Over de annotatie heb ik al eens geschreven dat het op dit moment niet mogelijk is een boek over de oude wereld zó af te ronden dat de lezer wordt geleid naar vervolgliteratuur. Die is er namelijk niet. Er zijn alleen te gemakkelijke boeken en wetenschappelijke publicaties, maar de eerste groep bevat informatie die u op internet sneller vindt, terwijl de tweede zonder vooropleiding (en toegang tot een betaalsite) ontoegankelijk is. De oudheidkundige voorlichting is niet meegegroeid met uw opleidingsniveau. Mens sana, zoals de dichter zei, qui mal y pense.
Tot slot is er dit: het boek is pas af met de tweede druk, waarin de schrijver zijn voordeel doet van de kritiek in de recensies. Nu de tweede druk van Israël hersteld in de maak is, is het boek pas echt af. Hebt u een exemplaar van de eerste druk, dan vindt u de errata hier.

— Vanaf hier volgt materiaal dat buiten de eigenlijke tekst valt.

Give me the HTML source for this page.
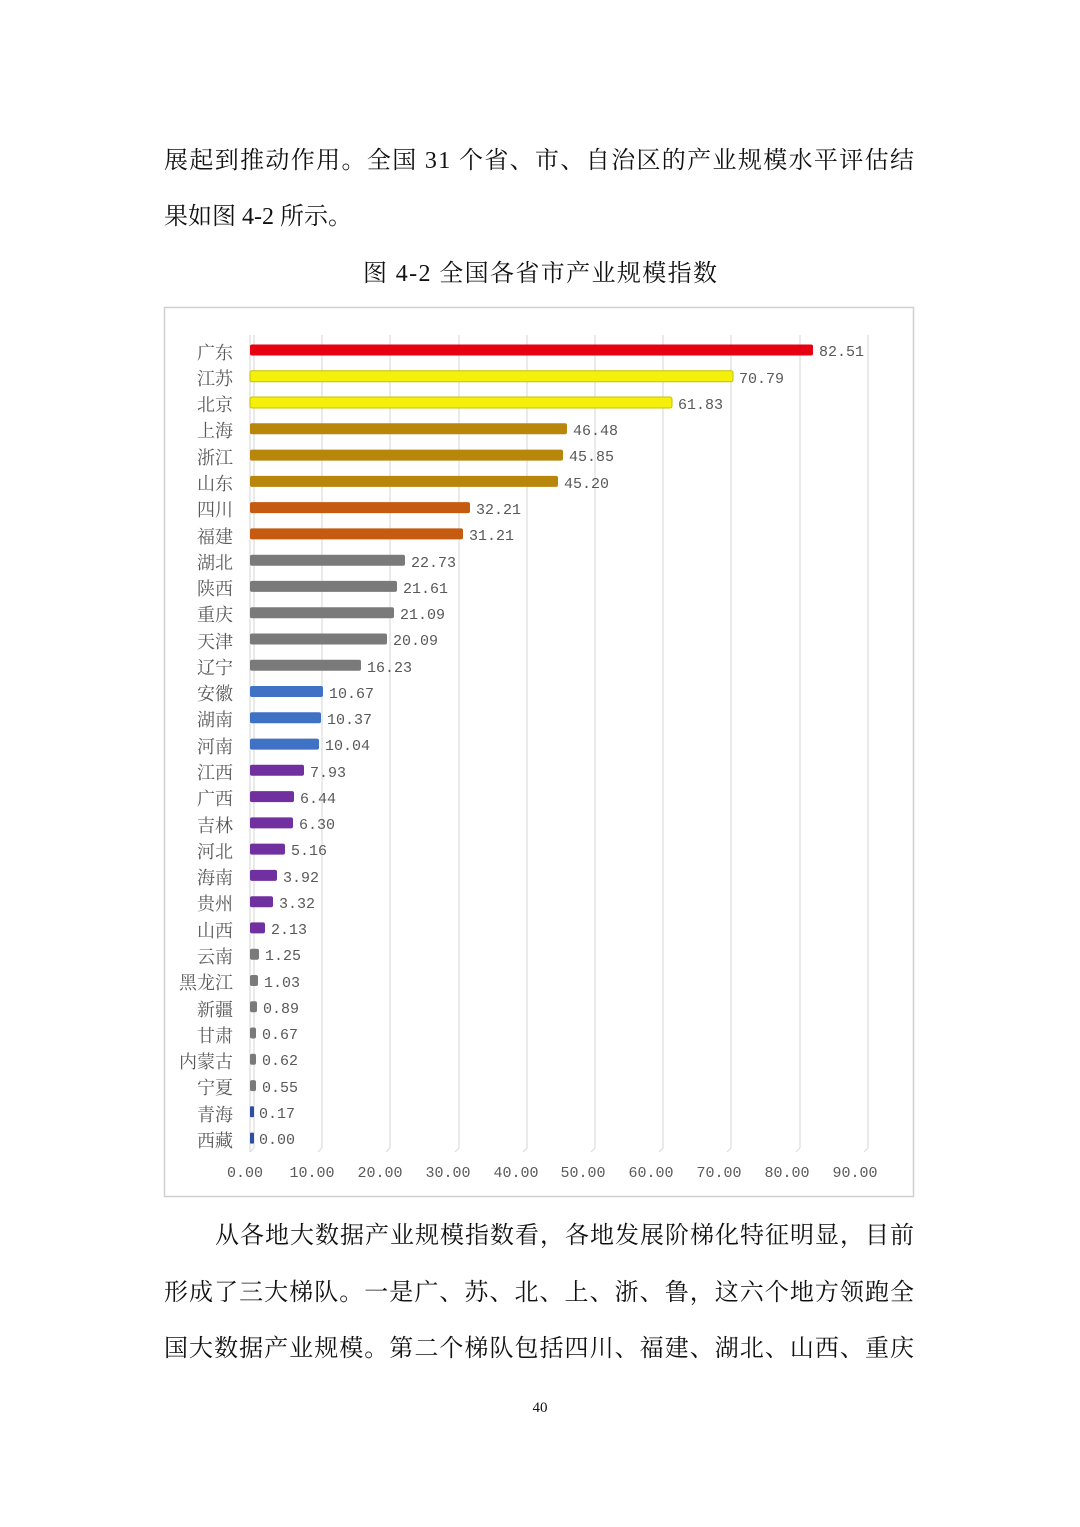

Summa summarum: ik zeg niet dat ik het volmaakt doe. Ik heb alle hier beschreven fouten gemaakt en ik weet dat mijn eigen boeken niet goed genoeg zijn. Doordat de oudheidkundige wetenschapsvoorlichting is blijven hangen in de jaren tachtig, kán het ook niet goed zijn. Desondanks ben ik over Israël verdeeld redelijk tevreden, en ik wil graag dit stukje afronden met een bedankje aan mijn redacteur Frits van der Meij, aan uitgeverij Athenaeum – Polak & Van Gennep, aan landkaartentekenaar Erik Eshuis, omslagontwerpster Nanja Toebak en aan de vormgevers van Perfect Service.
Vreemd genoeg is ‘Israël verdeeld’ niet te vinden op de website van genoemde uitgever …
Is ‘Israël hersteld’ een ander boek of een alternatieve titel voor ‘Israël verdeeld’?
Het was de oude titel, die later is aangepast.